With the resurgence of the luxury market, space on the most popular shopping streets in the world is getting tighter and tighter. Fifth Avenue with the highest rents, retains its designer cachet but more moderately-priced retailers are muscling in. Grafton Street jumped from 10th to fifth place, a reflection of Ireland’s growing affluence. Meanwhile, Japan’s Ginza, with a spate of new megaflagships and shoppers with an appetite for designer goods, shot up to ninth place from 15.

  1. FIFTH AVENUE, NEW YORK
    $950 per square foot

    Fifth Avenue rents are not for the fainthearted. Increasingly, chains that appeal to a broad customer base are digging into their deep pockets to fund flagships. H&M in 2000 planted its flag on Fifth Avenue and 51st Street, and Liz Claiborne in 2003 turned its Fifth Avenue and 52nd Street store into the first U.S. unit of Mexx.

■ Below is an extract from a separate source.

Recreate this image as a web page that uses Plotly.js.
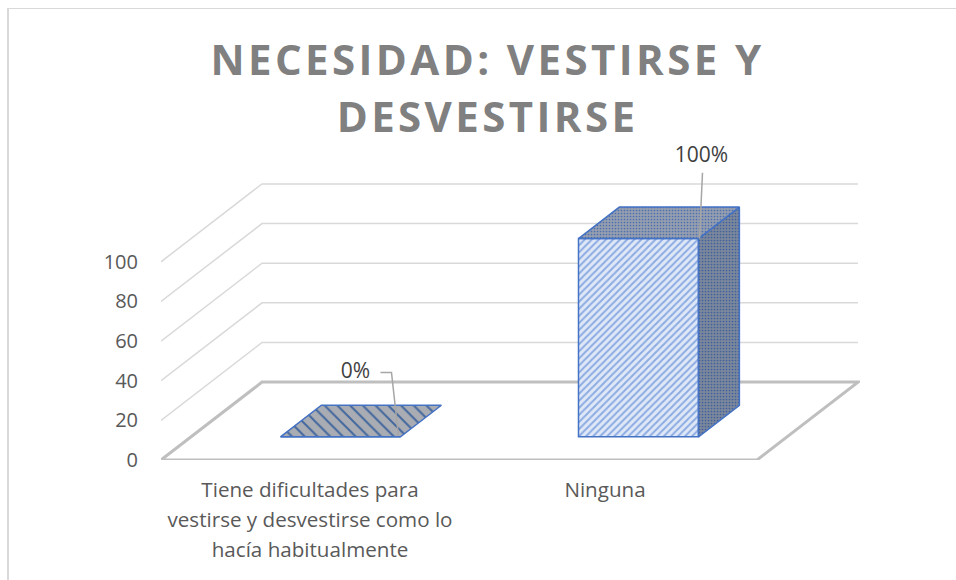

Zara opened a flagship in September between 54th and 55th Streets and Abercrombie & Fitch is taking over Fendi’s store at 720 Fifth Avenue.

  2. AVENUE des CHAMPS-ELYSEES, PARIS
    $711 per square foot

    The Champs-Elysées continues to attract both moderately priced brands and luxury tenants, resulting in a mix that appeals to the hoards of tourists who flock to the street. In addition to a Virgin Megastore, which stays open until midnight, and a Louis Vuitton flagship, Adidas and Go Sport, the French sports chain, recently signed deals for 50,000-square-foot spaces on the street. Hugo Boss and Lancel are opening stores in the next few months and H&M is said to be looking for a space on the street.

  3. CAUSEWAY BAY, HONG KONG
    $569 per square foot

    Causeway Bay is benefiting from an influx of tourists from mainland China drawn by the availability of luxury goods and the allure of prices that are about 40 percent cheaper. In addition to department stores Sogo, Lane Crawford and Mitsukoshi, boutiques such as Louis Vuitton, Chanel, Salvatore Ferragamo, Hermès and Christian Dior have outposts in the neighborhood. Causeway Bay appeals to bargain hunters, as well, with Jardine’s Crescent and Lee Garden Road.

  4. OXFORD STREET, LONDON
    $517 per square foot

    Oxford Street from Marble Arch to Oxford Circus is home to department stores such as Selfridges, Debenhams and House of Fraser. The street has big international players, including Monsoon and Zara, and homegrown fashion chains such as New Look, Topshop, French Connection and Next. But the tattiness of some of the retailers has the local council looking at a makeover for the street. Urban Outfitters in September opened a 15,000-square-foot flagship and Adidas is set to arrive on Oxford Street later this month.